Rows from a dataset of charts and code:
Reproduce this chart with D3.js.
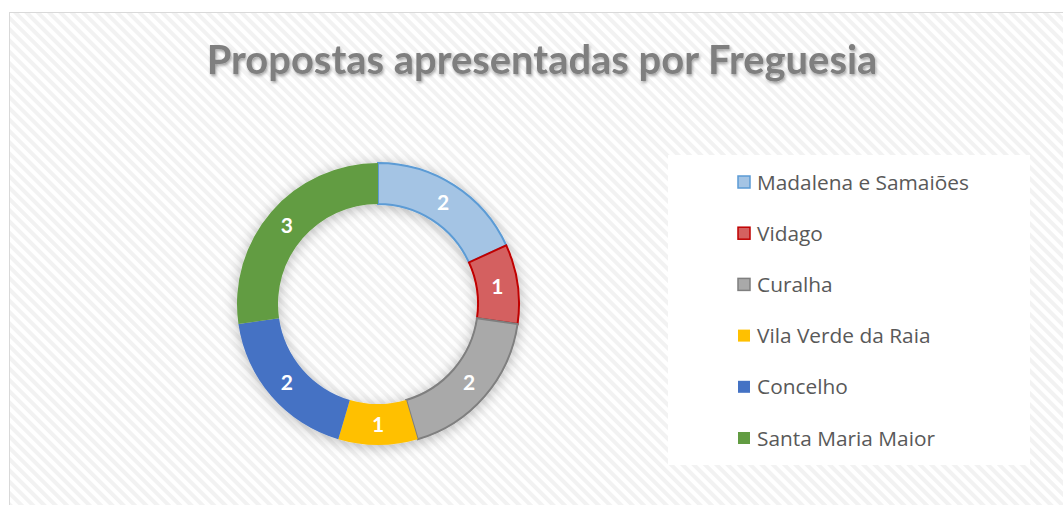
<!DOCTYPE html>
<html><head><meta charset="utf-8">
<script src="https://cdn.jsdelivr.net/npm/d3@7"></script>
<style>html,body{margin:0;padding:0;background:#fff;}svg{display:block;}</style>
</head><body>
<svg id="c" width="1063" height="505"></svg>
<script>
const categories = ["Madalena e Samaiões","Vidago","Curalha","Vila Verde da Raia","Concelho","Santa Maria Maior"];
const values = [2,1,2,1,2,3];
const fills = ["#a4c4e4","#d46160","#a9a9a9","#ffc000","#4472c4","#629c42"];
const strokes = ["#5b9bd5","#c00000","#7f7f7f","none","none","none"];
const title = "Propostas apresentadas por Freguesia";

const svg = d3.select("#c");
const W = 1063, H = 505;
const defs = svg.append("defs");
const pat = defs.append("pattern").attr("id","stripes").attr("patternUnits","userSpaceOnUse")
  .attr("width",8).attr("height",8).attr("patternTransform","rotate(-45)");
pat.append("rect").attr("width",8).attr("height",8).attr("fill","#ffffff");
pat.append("rect").attr("width",4).attr("height",8).attr("fill","#f2f2f2");
const f = defs.append("filter").attr("id","sh").attr("x","-30%").attr("y","-30%").attr("width","160%").attr("height","160%");
f.append("feDropShadow").attr("dx",0).attr("dy",2).attr("stdDeviation",7).attr("flood-color","#000").attr("flood-opacity",0.28);
const ft = defs.append("filter").attr("id","tsh").attr("x","-5%").attr("y","-30%").attr("width","110%").attr("height","160%");
ft.append("feDropShadow").attr("dx",1).attr("dy",2).attr("stdDeviation",1.6).attr("flood-color","#000").attr("flood-opacity",0.35);

svg.append("rect").attr("x",9.5).attr("y",12.5).attr("width",W).attr("height",H).attr("fill","url(#stripes)")
  .attr("stroke","#d9d9d9").attr("stroke-width",1);

// title
const t = svg.append("text").attr("x",542).attr("y",74).attr("text-anchor","middle")
  .attr("font-family","Lato, 'Open Sans', sans-serif").attr("font-weight","bold").attr("font-size",38)
  .attr("fill","#7f7f7f").attr("filter","url(#tsh)").text(title);
const tw = t.node().getComputedTextLength();
t.attr("font-size",38*671/tw);

// donut
const cx = 378, cy = 304, rO = 141, rI = 100;
const pie = d3.pie().sort(null).value(d=>d);
const arcs = pie(values);
const arc = d3.arc().innerRadius(rI).outerRadius(rO);
const g = svg.append("g").attr("transform",`translate(${cx},${cy})`);
g.append("g").attr("filter","url(#sh)").selectAll("path").data(arcs).join("path")
  .attr("d",arc).attr("fill",(d,i)=>fills[i]).attr("stroke",(d,i)=>strokes[i]).attr("stroke-width",2);
const lab = d3.arc().innerRadius((rI+rO)/2).outerRadius((rI+rO)/2);
g.selectAll("text.v").data(arcs).join("text").attr("class","v")
  .attr("transform",d=>`translate(${lab.centroid(d)})`).attr("text-anchor","middle").attr("dy","0.36em")
  .attr("font-family","Lato, 'Open Sans', sans-serif").attr("font-weight","bold").attr("font-size",21)
  .attr("fill","#fff").text(d=>d.data);

// legend
svg.append("rect").attr("x",668).attr("y",155).attr("width",362).attr("height",310).attr("fill","#fff");
const ly = d3.scalePoint().domain(categories).range([182,438]);
const lg = svg.append("g").selectAll("g").data(categories).join("g")
  .attr("transform",d=>`translate(737,${ly(d)})`);
lg.append("rect").attr("x",1).attr("y",-6).attr("width",12).attr("height",12)
  .attr("fill",(d,i)=>fills[i]).attr("stroke",(d,i)=>strokes[i]).attr("stroke-width",1.5);
const lt = lg.append("text").attr("x",20).attr("dy","0.36em")
  .attr("font-family","'Open Sans', sans-serif").attr("font-size",19).attr("fill","#595959").text(d=>d);
const w0 = lt.nodes()[0].getComputedTextLength();
lt.attr("font-size",19*212/w0);
</script>
</body></html>
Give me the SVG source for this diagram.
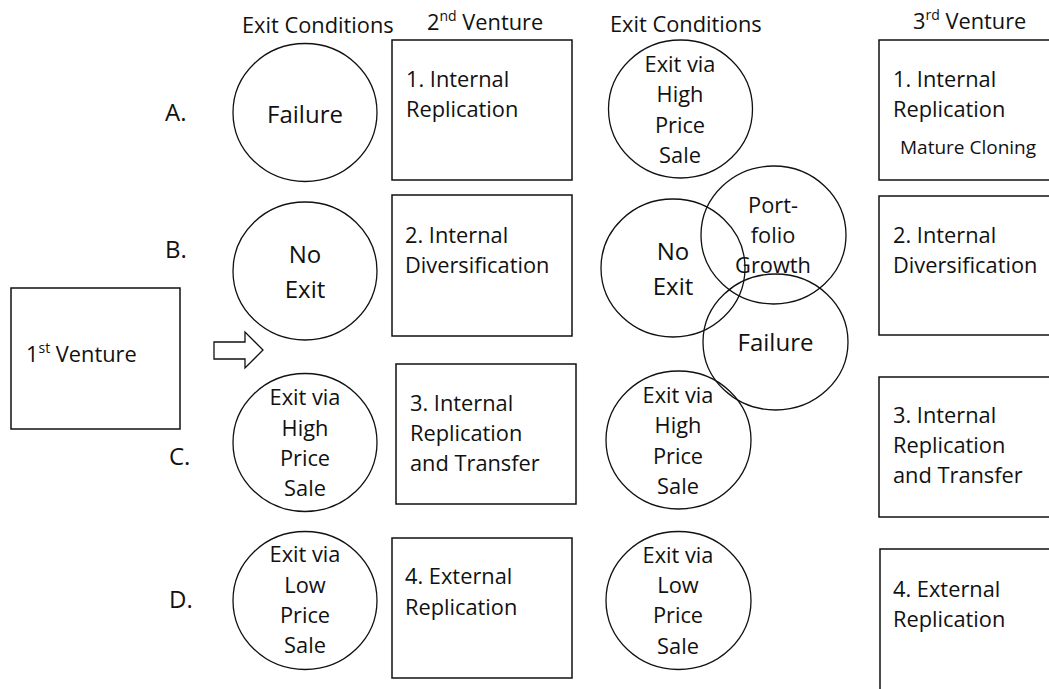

◆ **Requirement**
Look through the material and copy each line that has "this".

◆ **Reply to the task**
Reproduce this chart with D3.js.
Give me the SVG source for this diagram.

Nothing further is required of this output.